## Start SUPPLIED INFORMATION

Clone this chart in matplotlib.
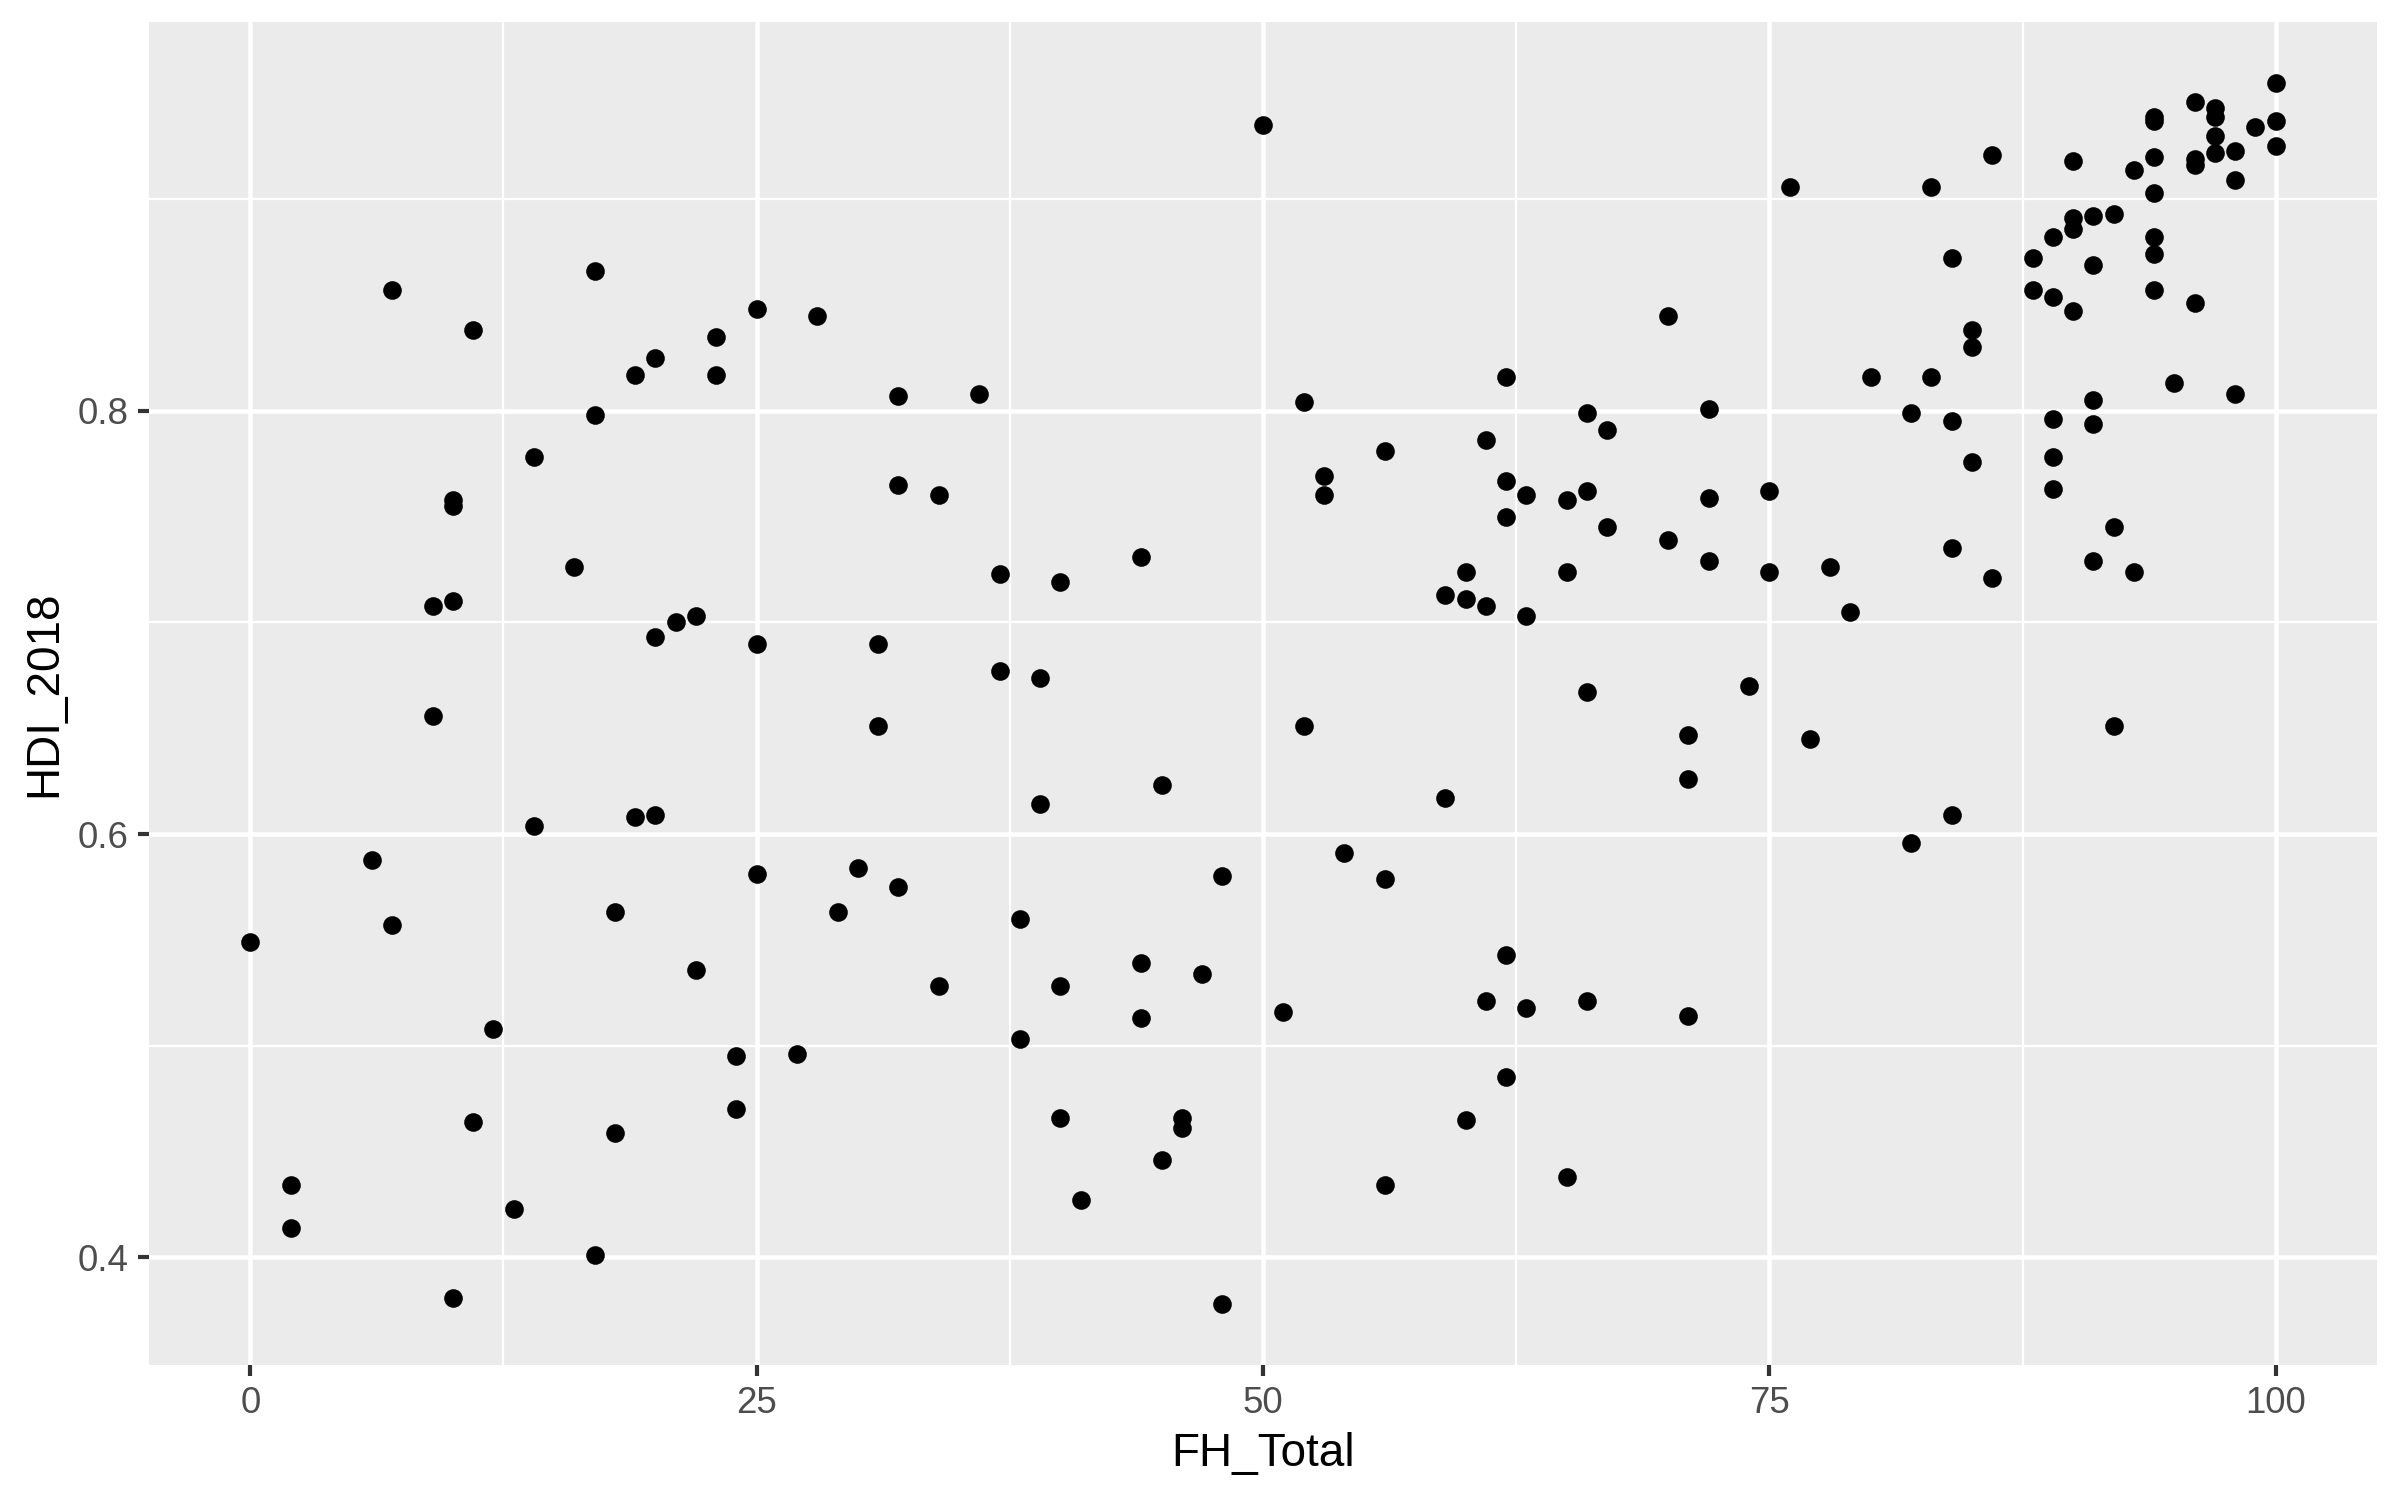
import numpy as np
import matplotlib.pyplot as plt

plt.rcParams['font.family'] = ['Liberation Sans', 'DejaVu Sans']

# FH_Total vs HDI_2018
fh_total = [0, 2, 2, 6, 7, 7, 9, 9, 10, 10, 10, 10, 11, 11, 12, 13, 14, 14, 16,
            17, 17, 17, 18, 18, 19, 19, 20, 20, 20, 21, 22, 22, 23, 23, 24, 24,
            25, 25, 25, 27, 28, 29, 30, 31, 31, 32, 32, 32, 34, 34, 36, 37, 37,
            38, 38, 39, 39, 40, 40, 40, 41, 44, 44, 44, 45, 45, 46, 46, 47, 48,
            48, 50, 51, 52, 52, 53, 53, 54, 56, 56, 56, 59, 59, 60, 60, 60, 61,
            61, 61, 62, 62, 62, 62, 62, 63, 63, 63, 65, 65, 65, 66, 66, 66, 66,
            67, 67, 70, 70, 71, 71, 71, 72, 72, 72, 74, 75, 75, 76, 77, 78, 79,
            80, 82, 82, 83, 83, 84, 84, 84, 84, 85, 85, 85, 86, 86, 88, 88, 89,
            89, 89, 89, 89, 90, 90, 90, 90, 91, 91, 91, 91, 91, 92, 92, 92, 93,
            93, 94, 94, 94, 94, 94, 94, 94, 95, 96, 96, 96, 96, 97, 97, 97, 97,
            98, 98, 98, 99, 100, 100, 100]
hdi_2018 = [0.549, 0.434, 0.414, 0.588, 0.857, 0.557, 0.708, 0.656, 0.758,
            0.755, 0.710, 0.381, 0.838, 0.464, 0.508, 0.423, 0.778, 0.604,
            0.726, 0.866, 0.798, 0.401, 0.563, 0.459, 0.817, 0.608, 0.825,
            0.693, 0.609, 0.700, 0.703, 0.536, 0.835, 0.817, 0.495, 0.470,
            0.848, 0.690, 0.581, 0.496, 0.845, 0.563, 0.584, 0.690, 0.651,
            0.807, 0.765, 0.575, 0.760, 0.528, 0.808, 0.723, 0.677, 0.560,
            0.503, 0.674, 0.614, 0.719, 0.528, 0.466, 0.427, 0.731, 0.539,
            0.513, 0.623, 0.446, 0.466, 0.461, 0.534, 0.580, 0.378, 0.935,
            0.516, 0.804, 0.651, 0.769, 0.760, 0.591, 0.781, 0.579, 0.434,
            0.713, 0.617, 0.724, 0.711, 0.465, 0.786, 0.708, 0.521, 0.816,
            0.767, 0.750, 0.543, 0.485, 0.760, 0.703, 0.518, 0.758, 0.724,
            0.438, 0.799, 0.762, 0.667, 0.521, 0.791, 0.745, 0.845, 0.739,
            0.647, 0.626, 0.514, 0.801, 0.759, 0.729, 0.670, 0.762, 0.724,
            0.906, 0.645, 0.726, 0.705, 0.816, 0.799, 0.596, 0.906, 0.816,
            0.872, 0.795, 0.735, 0.609, 0.838, 0.830, 0.776, 0.921, 0.721,
            0.872, 0.857, 0.882, 0.854, 0.796, 0.778, 0.763, 0.918, 0.891,
            0.886, 0.847, 0.892, 0.869, 0.805, 0.794, 0.729, 0.893, 0.745,
            0.651, 0.914, 0.724, 0.939, 0.937, 0.920, 0.903, 0.882, 0.874,
            0.857, 0.813, 0.946, 0.919, 0.916, 0.851, 0.943, 0.939, 0.930,
            0.922, 0.923, 0.909, 0.808, 0.934, 0.955, 0.937, 0.925]

x = np.array(fh_total)
y = np.array(hdi_2018)

fig = plt.figure(figsize=(16, 10), dpi=150)
ax = fig.add_axes([0.0621, 0.090, 0.9283, 0.8955])
ax.set_facecolor('#EBEBEB')

ax.scatter(x, y, s=80, color='black', linewidths=0, zorder=3)

# ggplot-style 5% expansion
xr = x.max() - x.min()
yr = y.max() - y.min()
ax.set_xlim(x.min() - 0.05 * xr, x.max() + 0.05 * xr)
ax.set_ylim(y.min() - 0.05 * yr, y.max() + 0.05 * yr)

ax.set_xticks([0, 25, 50, 75, 100])
ax.set_yticks([0.4, 0.6, 0.8])
ax.set_yticklabels(['0.4', '0.6', '0.8'])
ax.set_xticks([12.5, 37.5, 62.5, 87.5], minor=True)
ax.set_yticks([0.5, 0.7, 0.9], minor=True)

ax.grid(True, which='major', color='white', linewidth=2.2, zorder=0)
ax.grid(True, which='minor', color='white', linewidth=1.1, zorder=0)
ax.set_axisbelow(True)

for s in ax.spines.values():
    s.set_visible(False)

ax.tick_params(which='major', length=5.5, width=2, color='#333333',
               labelcolor='#4D4D4D', labelsize=17.6, pad=4.4)
ax.tick_params(which='minor', length=0)

ax.set_xlabel('FH_Total', fontsize=22, labelpad=5.5)
ax.set_ylabel('HDI_2018', fontsize=22, labelpad=5.5)

fig.savefig('out.png', dpi=150)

## End SUPPLIED INFORMATION

# PROMPT:
Every line from the top of the material above through the line with "plt.rcParams['font.family'] = ['Liberation" should be duplicated exactly, please; leave out the pictures.

# CORRECT ANSWER:
Clone this chart in matplotlib.
import numpy as np
import matplotlib.pyplot as plt

plt.rcParams['font.family'] = ['Liberation Sans', 'DejaVu Sans']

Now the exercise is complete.